Education | Science and Mathematics Education

Abstract

Abstract In this dissertation, I explore ways to support secondary school students’ meaningful understanding of quadratic functions. Specifically, I investigate how students co-developed representational fluency (RF) and functional thinking (FT), when they gained meaningful understanding of quadratic functions. I also characterize students’ co-emergence of RF and FT on each representation (e.g., a graph, a symbolic equation, and a table) and across multiple representations. To accomplish these goals, I employed a design research methodology: a teaching experiment with eight Turkish-American secondary school students in an after-school context at a Turkish Community Center. I constructed the design principles and design elements for the study by networking two distinct domains of literature—representations and quantitative reasoning—to support students’ meaningful learning.
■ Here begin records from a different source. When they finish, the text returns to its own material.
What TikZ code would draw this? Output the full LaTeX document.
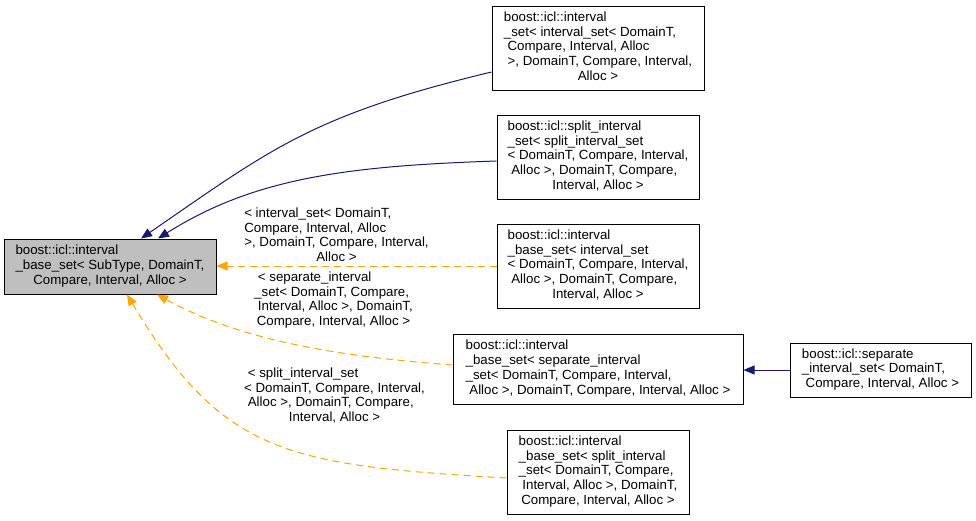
\documentclass[tikz,border=0pt]{standalone}
\usepackage{fontspec}
\setmainfont{Liberation Sans}
\usetikzlibrary{arrows.meta}
\definecolor{edgeblue}{HTML}{191970}
\definecolor{edgeorange}{HTML}{FFA500}
\definecolor{basegray}{HTML}{BFBFBF}
\newcommand{\lastrow}[1]{\multicolumn{1}{@{}c@{}}{#1}}
\begin{document}
\begin{tikzpicture}[x=1pt,y=-1pt,
  txt/.style={font=\fontsize{13.3}{14.8}\selectfont},
  cls/.style={txt, draw=black, line width=1pt, inner sep=0pt, fill=white},
  lbl/.style={txt, inner sep=0pt},
  pub/.style={draw=edgeblue, line width=1pt, -{Triangle[length=11pt,width=9pt]}},
  tmpl/.style={draw=edgeorange, line width=1pt, dash pattern=on 7pt off 5pt, -{Triangle[length=11pt,width=9pt]}}]
\useasboundingbox (0,0) rectangle (976,520);
\fill[white] (0,0) rectangle (976,520);

\node[cls, fill=basegray, minimum width=212pt, minimum height=55pt] (main) at (110,266.5)
 {\begin{tabular}{@{}l@{}}boost::icl::interval\\ \_base\_set< SubType, DomainT,\\ \lastrow{Compare, Interval, Alloc >}\end{tabular}};

\node[cls, minimum width=212pt, minimum height=84pt] (n1) at (598,48)
 {\begin{tabular}{@{}l@{}}boost::icl::interval\\ \_set< interval\_set< DomainT,\\ \ Compare, Interval, Alloc\\ \ >, DomainT, Compare, Interval,\\ \lastrow{Alloc >}\end{tabular}};

\node[cls, minimum width=202pt, minimum height=84pt] (n2) at (598,157)
 {\begin{tabular}{@{}l@{}}boost::icl::split\_interval\\ \_set< split\_interval\_set\\ < DomainT, Compare, Interval,\\ \ Alloc >, DomainT, Compare,\\ \lastrow{Interval, Alloc >}\end{tabular}};

\node[cls, minimum width=202pt, minimum height=84pt] (n3) at (598,266)
 {\begin{tabular}{@{}l@{}}boost::icl::interval\\ \_base\_set< interval\_set\\ < DomainT, Compare, Interval,\\ \ Alloc >, DomainT, Compare,\\ \lastrow{Interval, Alloc >}\end{tabular}};

\node[cls, minimum width=290pt, minimum height=70pt] (n4) at (598,369)
 {\begin{tabular}{@{}l@{}}boost::icl::interval\\ \_base\_set< separate\_interval\\ \_set< DomainT, Compare, Interval,\\ \ Alloc >, DomainT, Compare, Interval, Alloc >\end{tabular}};

\node[cls, minimum width=181pt, minimum height=54pt] (n5) at (880.5,370)
 {\begin{tabular}{@{}l@{}}boost::icl::separate\\ \_interval\_set< DomainT,\\ \ Compare, Interval, Alloc >\end{tabular}};

\node[cls, minimum width=182pt, minimum height=84pt] (n6) at (598,472)
 {\begin{tabular}{@{}l@{}}boost::icl::interval\\ \_base\_set< split\_interval\\ \_set< DomainT, Compare,\\ \ Interval, Alloc >, DomainT,\\ \lastrow{Compare, Interval, Alloc >}\end{tabular}};

\node[lbl] (l1) at (336.5,236.5)
 {\begin{tabular}{@{}l@{}}< interval\_set< DomainT,\\ Compare, Interval, Alloc\\ >, DomainT, Compare, Interval,\\ \lastrow{Alloc >}\end{tabular}};
\node[lbl] (l2) at (333.5,300.5)
 {\begin{tabular}{@{}l@{}}\ < separate\_interval\\ \_set< DomainT, Compare,\\ \ Interval, Alloc >, DomainT,\\ \lastrow{Compare, Interval, Alloc >}\end{tabular}};
\node[lbl] (l3) at (334.5,396.5)
 {\begin{tabular}{@{}l@{}}\ < split\_interval\_set\\ < DomainT, Compare, Interval,\\ \ Alloc >, DomainT, Compare,\\ \lastrow{Interval, Alloc >}\end{tabular}};

\draw[pub] ([yshift=-24pt]n1.west) .. controls (312,115) and (271,149) .. ([xshift=31pt]main.north);
\draw[pub] ([yshift=-4pt]n2.west) .. controls (347,166) and (254,178) .. ([xshift=48pt]main.north);
\draw[tmpl] (n3.west) -- (n3.west -| main.east);
\draw[tmpl] ([yshift=4pt]n4.west) .. controls (332,356) and (238,339) .. ([xshift=47pt]main.south);
\draw[tmpl] ([yshift=-6pt]n6.west) .. controls (287,465) and (223,455) .. ([xshift=17pt]main.south);
\draw[pub] (n5.west) -- (n5.west -| n4.east);
\end{tikzpicture}
\end{document}
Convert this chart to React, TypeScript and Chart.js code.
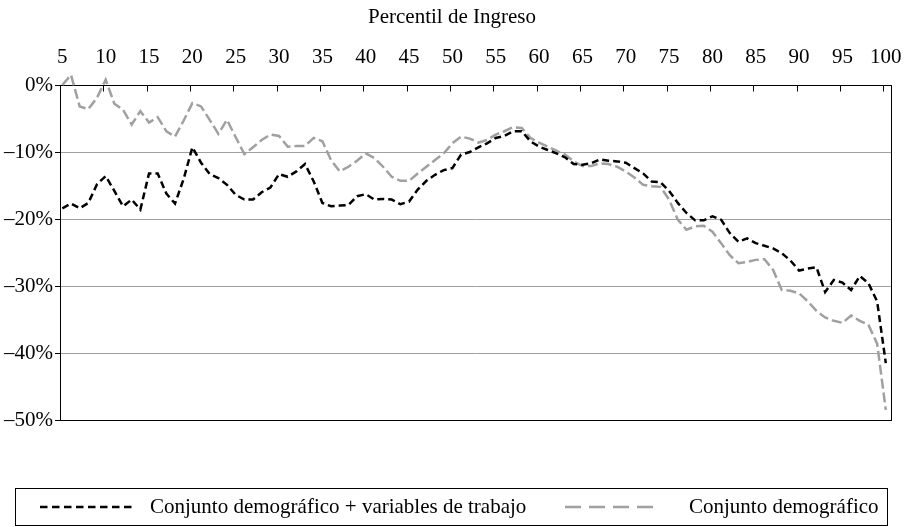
import React, { useEffect, useRef } from 'react';
import { Chart, registerables } from 'chart.js';

Chart.register(...registerables);

// Income percentiles 5..100 (x categories)
const PERCENTILES: number[] = Array.from({ length: 96 }, (_, i) => i + 5);
const X_TICKS = [5, 10, 15, 20, 25, 30, 35, 40, 45, 50, 55, 60, 65, 70, 75, 80, 85, 90, 95, 100];
const Y_TICKS = [-50, -40, -30, -20, -10, 0];

const TITLE = 'Percentil de Ingreso';
const LABEL_TRABAJO = 'Conjunto demográfico + variables de trabajo';
const LABEL_DEMO = 'Conjunto demográfico';

// Conjunto demográfico + variables de trabajo (%), percentiles 5..100
const DEMO_TRABAJO = [
  -18.4, -17.7, -18.4, -17.6, -14.8, -13.6, -15.8, -18.1, -17.1, -18.6,
  -13.2, -13.2, -16.2, -17.7, -14.0, -9.3, -11.6, -13.3, -13.9, -14.9,
  -16.4, -17.1, -17.1, -16.0, -15.3, -13.3, -13.7, -12.9, -11.8, -14.4,
  -17.6, -18.1, -18.0, -17.9, -16.6, -16.3, -17.1, -17.0, -17.1, -17.8,
  -17.4, -15.6, -14.3, -13.4, -12.7, -12.4, -10.4, -10.0, -9.3, -8.7,
  -7.9, -7.6, -6.9, -6.9, -8.4, -9.2, -9.7, -10.2, -10.8, -11.8,
  -11.9, -11.7, -11.1, -11.3, -11.4, -11.6, -12.4, -13.2, -14.4, -14.5,
  -15.8, -17.6, -19.1, -20.2, -20.2, -19.6, -20.1, -22.1, -23.4, -22.9,
  -23.6, -24.0, -24.4, -25.1, -26.2, -27.7, -27.4, -27.2, -30.9, -29.1,
  -29.5, -30.6, -28.5, -29.6, -32.3, -41.5,
];

// Conjunto demográfico (%), percentiles 5..100
const DEMO = [
  0.0, 1.5, -3.2, -3.6, -1.9, 0.8, -2.8, -3.7, -5.9, -3.9,
  -5.6, -4.8, -6.9, -7.7, -5.3, -2.7, -3.2, -5.2, -7.3, -5.2,
  -7.8, -10.3, -9.3, -8.2, -7.4, -7.6, -9.2, -9.1, -9.1, -7.9,
  -8.4, -11.2, -12.9, -12.2, -11.3, -10.2, -10.9, -12.2, -13.7, -14.3,
  -14.3, -13.2, -12.2, -11.2, -10.2, -8.7, -7.7, -8.0, -8.6, -8.2,
  -7.4, -6.9, -6.3, -6.4, -7.9, -8.6, -9.2, -9.8, -10.4, -11.4,
  -12.1, -12.1, -11.7, -11.8, -12.2, -12.9, -13.8, -14.9, -15.1, -15.2,
  -17.1, -20.1, -21.6, -21.1, -21.0, -21.9, -23.6, -25.4, -26.6, -26.4,
  -26.1, -26.0, -27.6, -30.6, -30.7, -31.1, -32.3, -33.7, -34.7, -35.2,
  -35.5, -34.4, -35.2, -35.8, -38.6, -48.5,
];

const FONT = "'Liberation Serif', 'Times New Roman', serif";
const FONT_SIZE = 21;
const GRAY = '#a0a0a0';

const framePlugin = {
  id: 'frame',
  beforeDatasetsDraw(chart: any) {
    const { ctx, chartArea } = chart;
    const L = Math.round(chartArea.left) + 0.5;
    const R = Math.round(chartArea.right) + 0.5;
    const T = Math.round(chartArea.top) + 0.5;
    const B = Math.round(chartArea.bottom) + 0.5;
    ctx.save();
    ctx.strokeStyle = '#000';
    ctx.lineWidth = 1;
    ctx.strokeRect(L, T, R - L, B - T);
    const xs = chart.scales.x;
    ctx.beginPath();
    X_TICKS.forEach((v) => {
      const px = Math.round(xs.getPixelForValue(v - 0.27)) + 0.5;
      ctx.moveTo(px, T);
      ctx.lineTo(px, T + 6);
    });
    ctx.stroke();
    ctx.restore();
  },
};

const legendPlugin = {
  id: 'boxLegend',
  afterDraw(chart: any) {
    const { ctx } = chart;
    const ds = chart.data.datasets;
    ctx.save();
    // title
    ctx.fillStyle = '#000';
    ctx.font = `${FONT_SIZE}px ${FONT}`;
    ctx.textBaseline = 'middle';
    ctx.textAlign = 'center';
    ctx.fillText(TITLE, 452, 17.5);
    // legend box
    ctx.strokeStyle = '#000';
    ctx.lineWidth = 1;
    ctx.strokeRect(15.5, 488.5, 872, 37);
    const items = [
      { x0: 40, x1: 133, tx: 150, dash: [7.5, 4.5], ds: ds[0] },
      { x0: 565, x1: 655, tx: 689, dash: [16, 8], ds: ds[1] },
    ];
    const cy = 507;
    items.forEach((it) => {
      ctx.beginPath();
      ctx.setLineDash(it.dash);
      ctx.strokeStyle = it.ds.borderColor;
      ctx.lineWidth = it.ds.borderWidth;
      ctx.moveTo(it.x0, cy);
      ctx.lineTo(it.x1, cy);
      ctx.stroke();
      ctx.setLineDash([]);
      ctx.fillStyle = '#000';
      ctx.textAlign = 'left';
      ctx.fillText(it.ds.label, it.tx, cy);
    });
    ctx.restore();
  },
};

export default function App() {
  const canvasRef = useRef<HTMLCanvasElement | null>(null);

  useEffect(() => {
    const canvas = canvasRef.current;
    if (!canvas) return;
    const font = { family: FONT, size: FONT_SIZE, weight: 'normal' as const };
    const chart = new Chart(canvas, {
      type: 'line',
      data: {
        datasets: [
          {
            label: LABEL_TRABAJO,
            data: PERCENTILES.map((p, i) => ({ x: p, y: DEMO_TRABAJO[i] })),
            borderColor: '#000',
            borderWidth: 2.5,
            borderDash: [7, 4],
            pointRadius: 0,
            tension: 0,
            fill: false,
            clip: false as any,
          },
          {
            label: LABEL_DEMO,
            data: PERCENTILES.map((p, i) => ({ x: p, y: DEMO[i] })),
            borderColor: GRAY,
            borderWidth: 2.5,
            borderDash: [10, 4],
            pointRadius: 0,
            tension: 0,
            fill: false,
            clip: false as any,
          },
        ],
      },
      options: {
        responsive: false,
        animation: false,
        devicePixelRatio: 1,
        layout: { padding: { left: 0, right: 15, top: 35.2, bottom: 107 } },
        plugins: {
          legend: { display: false },
          tooltip: { enabled: false },
          title: { display: false },
        },
        scales: {
          x: {
            type: 'linear',
            position: 'top',
            min: 4.73,
            max: 100.6,
            afterBuildTicks: (s: any) => {
              s.ticks = X_TICKS.map((v) => ({ value: v }));
            },
            afterFit: (s: any) => {
              s.height = 49.8;
              s.paddingLeft = 0;
              s.paddingRight = 0;
            },
            grid: { display: false, drawTicks: false },
            border: { display: false },
            ticks: {
              color: '#000',
              font,
              padding: 15,
              maxRotation: 0,
              autoSkip: false,
              callback: (v: any) => String(v),
            },
          },
          y: {
            type: 'linear',
            min: -50,
            max: 0,
            afterBuildTicks: (s: any) => {
              s.ticks = Y_TICKS.map((v) => ({ value: v }));
            },
            afterFit: (s: any) => {
              s.width = 60;
              s.paddingTop = 0;
              s.paddingBottom = 0;
            },
            grid: { color: GRAY, lineWidth: 1, drawTicks: true, tickLength: 5, tickColor: '#000' },
            border: { display: false },
            ticks: {
              color: '#000',
              font,
              padding: 2,
              callback: (v: any) => (v === 0 ? '0%' : '\u2013' + Math.abs(v) + '%'),
            },
          },
        },
      } as any,
      plugins: [framePlugin, legendPlugin],
    });
    return () => chart.destroy();
  }, []);

  return (
    <div style={{ position: 'fixed', left: 0, top: 0, width: 906, height: 527, background: '#fff' }}>
      <canvas ref={canvasRef} width={906} height={527} style={{ display: 'block' }} />
    </div>
  );
}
I conducted ongoing and retrospective analyses on the enhanced transcriptions of small- and whole-group interactions. The analyses revealed a learning-ecology framework that supported secondary school students’ meaningful understanding of quadratic functions. The learning-ecology framework consisted of three components: enacted task characteristics, teacher pedagogical moves, and socio-mathematical norms. Furthermore, the findings showed that students employed two types of reasoning when they created and connected representations of quantities and the relationships between them: static thinking and lateral thinking. Static thinking is recalling a learned fact to represent a quantitative relationship with no attention to how quantities covary on a representation, while lateral thinking is a creative way of thinking wherein students conceive of concrete representations of functions as an emergent quantitative relationship. The findings also showed that students’ co-emergence of RF and FT can be operationalized into four levels starting from lesser sophisticated reasoning to greater sophisticated reasoning. Level 0 is a disconnection, level 1 is a partial connection, level 2 is a connection and level 3 is flexible a connection between students’ RF and FT. The dissertation informs teachers and the mathematics education community by (a) reporting and verifying the learning-ecology framework that supported students’ meaningful understanding of quadratic functions; and (b) characterizing students’ co-emergence of RF and FT within and across multiple representations.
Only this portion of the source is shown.